### Data entries
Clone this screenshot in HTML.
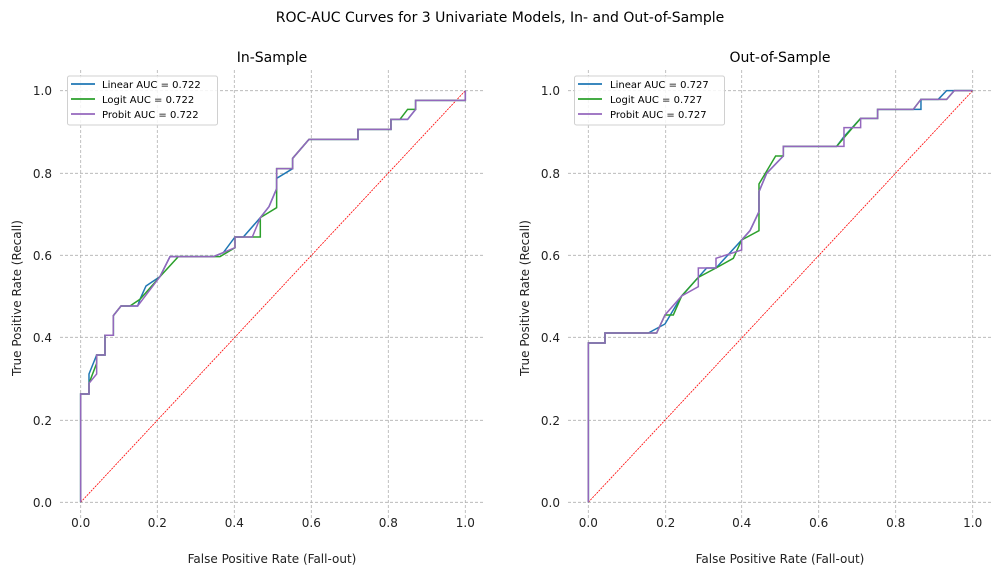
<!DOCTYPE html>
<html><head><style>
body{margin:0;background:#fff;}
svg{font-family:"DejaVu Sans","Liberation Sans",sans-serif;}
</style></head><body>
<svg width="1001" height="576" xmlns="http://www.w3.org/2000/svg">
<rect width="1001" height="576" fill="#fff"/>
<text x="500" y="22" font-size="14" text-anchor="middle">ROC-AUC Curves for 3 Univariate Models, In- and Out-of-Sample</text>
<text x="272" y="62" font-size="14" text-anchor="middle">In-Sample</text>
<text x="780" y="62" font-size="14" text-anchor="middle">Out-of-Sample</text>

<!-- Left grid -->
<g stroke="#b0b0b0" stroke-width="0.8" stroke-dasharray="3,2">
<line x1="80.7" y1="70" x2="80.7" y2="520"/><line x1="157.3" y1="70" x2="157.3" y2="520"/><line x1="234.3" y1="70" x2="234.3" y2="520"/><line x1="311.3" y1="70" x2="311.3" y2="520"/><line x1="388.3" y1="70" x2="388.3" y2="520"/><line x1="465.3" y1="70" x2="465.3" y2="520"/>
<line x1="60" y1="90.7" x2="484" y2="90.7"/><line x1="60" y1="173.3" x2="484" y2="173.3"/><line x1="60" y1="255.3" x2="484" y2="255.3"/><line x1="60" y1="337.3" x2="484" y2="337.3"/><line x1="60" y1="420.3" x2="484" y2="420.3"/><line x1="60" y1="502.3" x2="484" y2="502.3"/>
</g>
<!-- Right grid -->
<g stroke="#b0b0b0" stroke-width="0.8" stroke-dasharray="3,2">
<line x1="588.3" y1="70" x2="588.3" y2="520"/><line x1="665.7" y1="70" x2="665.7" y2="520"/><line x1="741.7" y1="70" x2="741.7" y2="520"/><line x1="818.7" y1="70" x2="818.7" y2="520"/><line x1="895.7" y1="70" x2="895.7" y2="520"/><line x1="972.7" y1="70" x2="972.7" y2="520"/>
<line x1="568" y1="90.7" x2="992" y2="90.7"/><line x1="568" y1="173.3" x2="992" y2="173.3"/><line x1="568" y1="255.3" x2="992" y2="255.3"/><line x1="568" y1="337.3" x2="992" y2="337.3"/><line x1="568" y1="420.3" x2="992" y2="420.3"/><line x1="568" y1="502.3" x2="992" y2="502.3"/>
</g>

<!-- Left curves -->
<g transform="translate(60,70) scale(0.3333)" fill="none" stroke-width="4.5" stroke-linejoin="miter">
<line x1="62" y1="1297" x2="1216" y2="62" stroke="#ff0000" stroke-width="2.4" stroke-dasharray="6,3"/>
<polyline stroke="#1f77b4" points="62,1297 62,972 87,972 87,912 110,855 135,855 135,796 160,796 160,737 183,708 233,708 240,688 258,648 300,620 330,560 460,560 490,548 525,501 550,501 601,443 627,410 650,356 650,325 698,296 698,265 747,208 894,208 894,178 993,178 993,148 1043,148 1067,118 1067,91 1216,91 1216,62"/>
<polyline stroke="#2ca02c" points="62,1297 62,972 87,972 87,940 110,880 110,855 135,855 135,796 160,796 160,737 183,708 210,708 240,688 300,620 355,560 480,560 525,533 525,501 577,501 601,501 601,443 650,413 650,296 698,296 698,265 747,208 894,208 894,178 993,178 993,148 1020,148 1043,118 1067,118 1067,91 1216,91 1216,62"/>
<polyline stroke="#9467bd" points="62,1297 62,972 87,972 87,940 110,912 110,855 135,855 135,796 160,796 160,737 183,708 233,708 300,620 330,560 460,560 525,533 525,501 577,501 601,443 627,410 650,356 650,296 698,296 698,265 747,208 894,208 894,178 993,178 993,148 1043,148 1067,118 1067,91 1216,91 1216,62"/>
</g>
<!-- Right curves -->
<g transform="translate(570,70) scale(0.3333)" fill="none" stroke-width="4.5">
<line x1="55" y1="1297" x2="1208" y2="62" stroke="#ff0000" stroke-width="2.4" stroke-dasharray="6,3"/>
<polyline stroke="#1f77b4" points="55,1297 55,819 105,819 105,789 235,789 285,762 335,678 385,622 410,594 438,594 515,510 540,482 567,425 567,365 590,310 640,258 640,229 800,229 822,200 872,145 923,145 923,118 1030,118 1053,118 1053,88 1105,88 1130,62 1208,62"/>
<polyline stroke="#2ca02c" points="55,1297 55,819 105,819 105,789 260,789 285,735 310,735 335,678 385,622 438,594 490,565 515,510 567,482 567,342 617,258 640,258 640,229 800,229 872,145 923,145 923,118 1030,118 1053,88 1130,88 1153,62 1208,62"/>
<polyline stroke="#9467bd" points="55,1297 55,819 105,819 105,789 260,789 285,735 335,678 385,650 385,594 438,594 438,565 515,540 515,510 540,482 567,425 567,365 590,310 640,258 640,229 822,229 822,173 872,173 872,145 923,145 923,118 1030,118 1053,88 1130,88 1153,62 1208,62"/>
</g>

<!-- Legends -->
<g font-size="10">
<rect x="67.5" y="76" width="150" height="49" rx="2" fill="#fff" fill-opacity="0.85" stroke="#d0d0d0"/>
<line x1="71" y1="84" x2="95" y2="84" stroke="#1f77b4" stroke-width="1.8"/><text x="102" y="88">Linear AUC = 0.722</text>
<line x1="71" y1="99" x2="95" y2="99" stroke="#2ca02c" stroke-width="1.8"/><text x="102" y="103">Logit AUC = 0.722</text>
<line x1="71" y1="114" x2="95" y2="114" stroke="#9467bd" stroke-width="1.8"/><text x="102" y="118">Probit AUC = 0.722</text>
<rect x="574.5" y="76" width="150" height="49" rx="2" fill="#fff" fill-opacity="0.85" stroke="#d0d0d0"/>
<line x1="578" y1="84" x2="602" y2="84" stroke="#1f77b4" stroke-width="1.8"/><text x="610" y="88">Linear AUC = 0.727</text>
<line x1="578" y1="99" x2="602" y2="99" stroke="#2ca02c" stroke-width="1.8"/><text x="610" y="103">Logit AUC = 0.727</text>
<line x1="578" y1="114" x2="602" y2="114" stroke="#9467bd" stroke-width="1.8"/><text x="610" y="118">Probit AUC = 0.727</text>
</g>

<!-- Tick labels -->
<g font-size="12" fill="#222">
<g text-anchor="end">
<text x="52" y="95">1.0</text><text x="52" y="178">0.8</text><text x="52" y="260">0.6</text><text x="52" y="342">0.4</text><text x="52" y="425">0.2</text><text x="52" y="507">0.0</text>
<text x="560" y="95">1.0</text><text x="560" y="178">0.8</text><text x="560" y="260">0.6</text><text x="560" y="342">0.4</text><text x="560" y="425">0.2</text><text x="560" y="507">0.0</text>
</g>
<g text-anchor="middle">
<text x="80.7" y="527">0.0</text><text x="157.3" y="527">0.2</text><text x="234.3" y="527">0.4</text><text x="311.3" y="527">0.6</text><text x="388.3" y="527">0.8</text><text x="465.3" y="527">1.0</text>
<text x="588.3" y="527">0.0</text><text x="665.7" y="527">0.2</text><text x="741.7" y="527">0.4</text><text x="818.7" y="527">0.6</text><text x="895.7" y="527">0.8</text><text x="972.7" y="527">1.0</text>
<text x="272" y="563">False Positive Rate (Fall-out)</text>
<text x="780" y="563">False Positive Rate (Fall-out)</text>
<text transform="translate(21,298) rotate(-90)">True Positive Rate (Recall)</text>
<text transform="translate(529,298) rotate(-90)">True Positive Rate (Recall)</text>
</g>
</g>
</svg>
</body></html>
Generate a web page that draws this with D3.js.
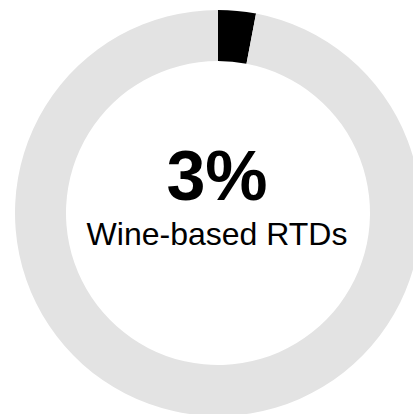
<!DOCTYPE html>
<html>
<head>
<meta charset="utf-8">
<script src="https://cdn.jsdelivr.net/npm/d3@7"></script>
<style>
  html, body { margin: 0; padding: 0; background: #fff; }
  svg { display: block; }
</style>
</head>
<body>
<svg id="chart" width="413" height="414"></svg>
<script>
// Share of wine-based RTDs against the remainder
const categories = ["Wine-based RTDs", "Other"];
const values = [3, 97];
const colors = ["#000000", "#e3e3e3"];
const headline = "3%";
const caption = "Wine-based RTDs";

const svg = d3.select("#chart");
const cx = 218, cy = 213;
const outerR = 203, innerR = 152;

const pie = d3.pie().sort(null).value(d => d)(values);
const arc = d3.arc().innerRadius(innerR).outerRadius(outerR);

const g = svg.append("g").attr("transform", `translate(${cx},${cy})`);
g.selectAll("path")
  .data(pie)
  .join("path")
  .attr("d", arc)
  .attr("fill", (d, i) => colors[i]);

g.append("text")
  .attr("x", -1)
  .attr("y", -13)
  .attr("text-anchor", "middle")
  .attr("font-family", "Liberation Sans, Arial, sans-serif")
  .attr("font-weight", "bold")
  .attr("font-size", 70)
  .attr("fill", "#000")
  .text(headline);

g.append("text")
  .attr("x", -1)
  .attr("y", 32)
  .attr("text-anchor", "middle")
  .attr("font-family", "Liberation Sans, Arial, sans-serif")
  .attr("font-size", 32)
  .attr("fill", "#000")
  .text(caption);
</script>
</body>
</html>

### What to produce
Find every line in the records above that holds the word "this", and copy each one.

### Result of the exercise
Clone this screenshot in HTML.
Generate a web page that draws this with D3.js.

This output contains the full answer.